*What the task asks*: Repeat the span of the entries below that starts at the line with "Give me the D3.js source for this chart." and ends at the line with "2.44, 2.76, 3.09]", nothing more. Skip the pictures.

*Data extract*:
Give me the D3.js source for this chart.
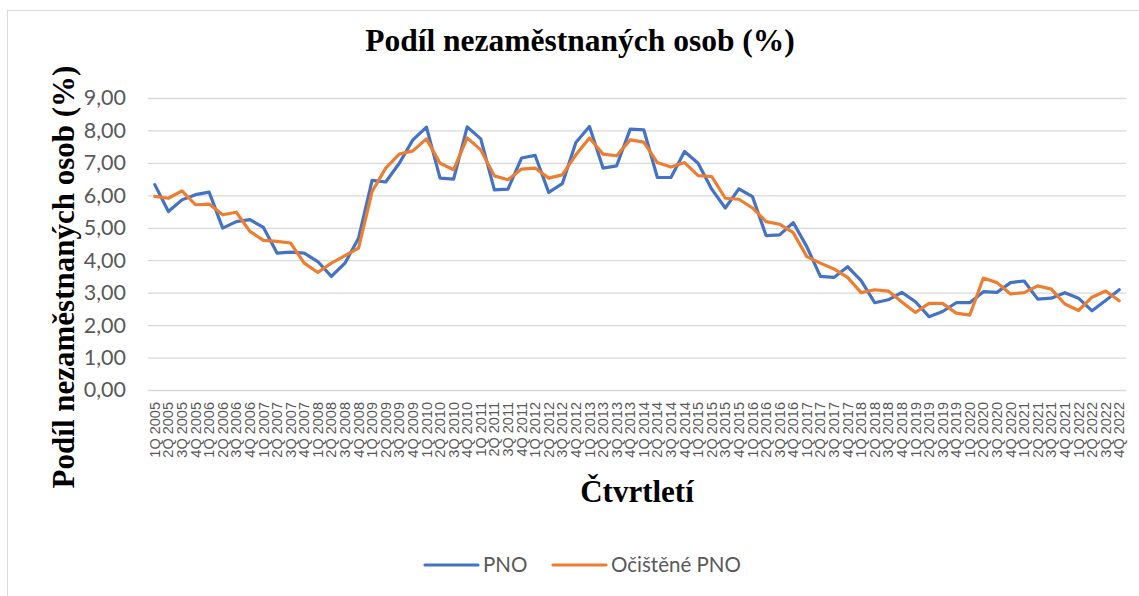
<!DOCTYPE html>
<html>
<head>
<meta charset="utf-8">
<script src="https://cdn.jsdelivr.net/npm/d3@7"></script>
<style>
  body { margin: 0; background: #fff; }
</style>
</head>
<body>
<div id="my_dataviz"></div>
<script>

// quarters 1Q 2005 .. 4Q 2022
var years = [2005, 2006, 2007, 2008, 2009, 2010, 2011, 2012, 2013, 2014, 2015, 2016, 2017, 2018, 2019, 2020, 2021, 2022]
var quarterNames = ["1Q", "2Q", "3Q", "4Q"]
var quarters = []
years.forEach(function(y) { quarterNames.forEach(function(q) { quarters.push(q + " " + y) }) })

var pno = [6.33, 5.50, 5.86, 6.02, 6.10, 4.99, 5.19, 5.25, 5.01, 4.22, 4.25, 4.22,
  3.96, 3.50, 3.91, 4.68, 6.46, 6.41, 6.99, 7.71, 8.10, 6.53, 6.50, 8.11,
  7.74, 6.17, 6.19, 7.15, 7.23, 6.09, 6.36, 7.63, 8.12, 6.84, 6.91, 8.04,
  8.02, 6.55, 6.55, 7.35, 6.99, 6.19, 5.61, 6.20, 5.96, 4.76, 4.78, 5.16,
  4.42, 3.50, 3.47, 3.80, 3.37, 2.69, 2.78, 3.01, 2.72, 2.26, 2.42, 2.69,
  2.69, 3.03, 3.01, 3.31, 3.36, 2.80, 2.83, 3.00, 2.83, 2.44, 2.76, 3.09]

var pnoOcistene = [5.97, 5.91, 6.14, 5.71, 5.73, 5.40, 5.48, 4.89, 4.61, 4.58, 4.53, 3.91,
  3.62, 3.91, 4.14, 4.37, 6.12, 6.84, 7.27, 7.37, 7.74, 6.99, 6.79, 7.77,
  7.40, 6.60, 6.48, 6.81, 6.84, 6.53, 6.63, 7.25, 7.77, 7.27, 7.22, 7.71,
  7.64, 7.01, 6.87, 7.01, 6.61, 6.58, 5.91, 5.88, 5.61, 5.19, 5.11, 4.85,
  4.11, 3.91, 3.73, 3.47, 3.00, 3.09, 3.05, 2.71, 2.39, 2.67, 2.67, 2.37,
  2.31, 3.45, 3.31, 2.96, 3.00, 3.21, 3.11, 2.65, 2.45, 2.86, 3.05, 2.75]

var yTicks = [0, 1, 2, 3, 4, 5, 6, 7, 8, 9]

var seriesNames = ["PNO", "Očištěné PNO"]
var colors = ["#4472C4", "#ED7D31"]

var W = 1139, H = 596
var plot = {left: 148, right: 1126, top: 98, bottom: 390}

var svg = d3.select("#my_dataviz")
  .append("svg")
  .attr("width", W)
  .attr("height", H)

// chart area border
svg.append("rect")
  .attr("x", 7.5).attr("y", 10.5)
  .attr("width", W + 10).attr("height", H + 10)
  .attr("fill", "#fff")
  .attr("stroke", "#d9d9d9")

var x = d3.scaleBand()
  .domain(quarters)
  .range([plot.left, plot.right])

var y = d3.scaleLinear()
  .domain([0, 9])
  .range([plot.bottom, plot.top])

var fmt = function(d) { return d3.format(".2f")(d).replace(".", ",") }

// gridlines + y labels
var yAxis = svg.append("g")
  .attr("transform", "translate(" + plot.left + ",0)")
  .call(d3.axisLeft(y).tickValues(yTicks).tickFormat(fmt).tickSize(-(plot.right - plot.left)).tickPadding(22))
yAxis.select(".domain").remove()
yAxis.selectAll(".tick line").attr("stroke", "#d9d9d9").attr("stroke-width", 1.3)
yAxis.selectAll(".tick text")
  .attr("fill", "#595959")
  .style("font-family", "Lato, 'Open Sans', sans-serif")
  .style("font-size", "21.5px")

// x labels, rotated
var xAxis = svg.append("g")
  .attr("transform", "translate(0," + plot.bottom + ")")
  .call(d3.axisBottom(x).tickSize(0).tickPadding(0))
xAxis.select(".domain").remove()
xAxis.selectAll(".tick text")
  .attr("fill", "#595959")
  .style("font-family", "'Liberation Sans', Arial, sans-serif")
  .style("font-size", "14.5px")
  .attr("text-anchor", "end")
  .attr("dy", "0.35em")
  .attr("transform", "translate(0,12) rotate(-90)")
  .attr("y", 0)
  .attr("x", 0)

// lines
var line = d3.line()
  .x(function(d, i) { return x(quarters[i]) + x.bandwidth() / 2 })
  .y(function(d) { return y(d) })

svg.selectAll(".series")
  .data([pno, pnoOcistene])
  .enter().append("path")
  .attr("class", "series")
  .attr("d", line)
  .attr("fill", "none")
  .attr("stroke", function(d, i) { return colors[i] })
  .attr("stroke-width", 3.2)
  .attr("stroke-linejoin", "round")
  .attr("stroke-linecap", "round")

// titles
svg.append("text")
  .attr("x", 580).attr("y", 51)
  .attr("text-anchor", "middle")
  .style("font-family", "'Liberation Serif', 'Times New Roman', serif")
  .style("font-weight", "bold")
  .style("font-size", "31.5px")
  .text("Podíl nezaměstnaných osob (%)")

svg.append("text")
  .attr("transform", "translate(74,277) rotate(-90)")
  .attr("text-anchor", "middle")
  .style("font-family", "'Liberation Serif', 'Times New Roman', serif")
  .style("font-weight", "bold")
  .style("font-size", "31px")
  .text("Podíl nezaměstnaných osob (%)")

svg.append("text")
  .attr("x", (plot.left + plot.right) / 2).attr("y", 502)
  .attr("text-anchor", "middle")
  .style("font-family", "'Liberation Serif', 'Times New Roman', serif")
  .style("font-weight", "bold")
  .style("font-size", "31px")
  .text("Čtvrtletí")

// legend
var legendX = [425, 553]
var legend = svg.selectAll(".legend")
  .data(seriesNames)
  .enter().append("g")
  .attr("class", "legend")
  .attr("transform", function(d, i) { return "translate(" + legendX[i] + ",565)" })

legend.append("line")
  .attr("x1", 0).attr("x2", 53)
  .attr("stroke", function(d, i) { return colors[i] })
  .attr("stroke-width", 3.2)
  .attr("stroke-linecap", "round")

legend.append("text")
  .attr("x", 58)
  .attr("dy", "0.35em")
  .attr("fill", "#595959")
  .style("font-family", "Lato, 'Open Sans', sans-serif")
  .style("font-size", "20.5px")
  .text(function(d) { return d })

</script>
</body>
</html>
--
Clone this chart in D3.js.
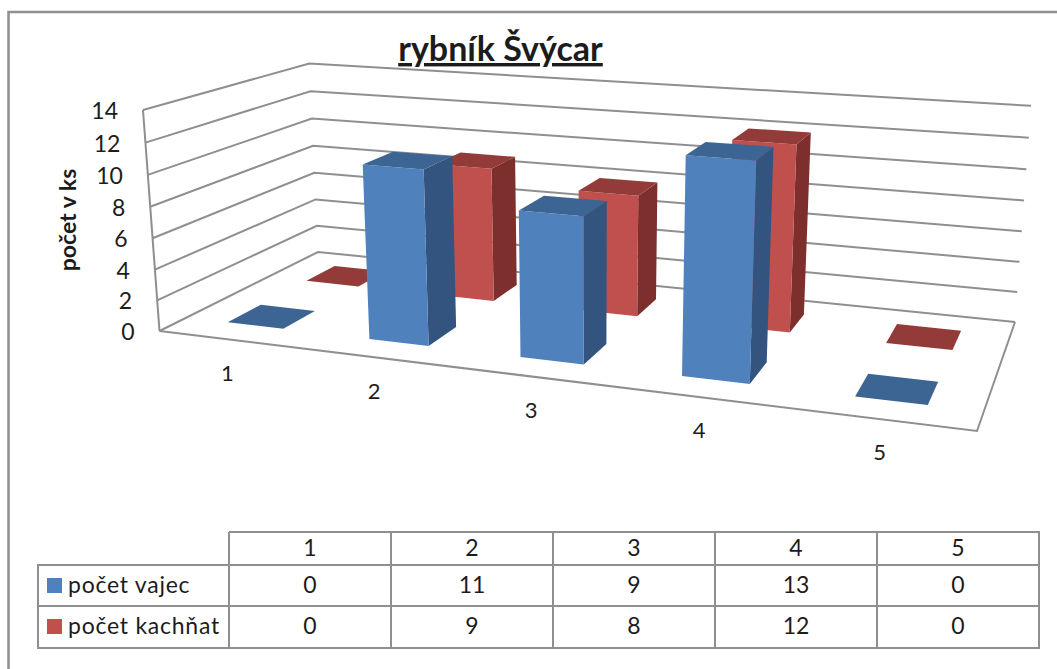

*Exercise response*:
Give me the D3.js source for this chart.
<!DOCTYPE html>
<html>
<head>
<meta charset="utf-8">
<script src="https://cdn.jsdelivr.net/npm/d3@7"></script>
<style>
  body { margin: 0; background: #fff; }
</style>
</head>
<body>
<div id="my_dataviz"></div>
<script>

// quarters 1Q 2005 .. 4Q 2022
var years = [2005, 2006, 2007, 2008, 2009, 2010, 2011, 2012, 2013, 2014, 2015, 2016, 2017, 2018, 2019, 2020, 2021, 2022]
var quarterNames = ["1Q", "2Q", "3Q", "4Q"]
var quarters = []
years.forEach(function(y) { quarterNames.forEach(function(q) { quarters.push(q + " " + y) }) })

var pno = [6.33, 5.50, 5.86, 6.02, 6.10, 4.99, 5.19, 5.25, 5.01, 4.22, 4.25, 4.22,
  3.96, 3.50, 3.91, 4.68, 6.46, 6.41, 6.99, 7.71, 8.10, 6.53, 6.50, 8.11,
  7.74, 6.17, 6.19, 7.15, 7.23, 6.09, 6.36, 7.63, 8.12, 6.84, 6.91, 8.04,
  8.02, 6.55, 6.55, 7.35, 6.99, 6.19, 5.61, 6.20, 5.96, 4.76, 4.78, 5.16,
  4.42, 3.50, 3.47, 3.80, 3.37, 2.69, 2.78, 3.01, 2.72, 2.26, 2.42, 2.69,
  2.69, 3.03, 3.01, 3.31, 3.36, 2.80, 2.83, 3.00, 2.83, 2.44, 2.76, 3.09]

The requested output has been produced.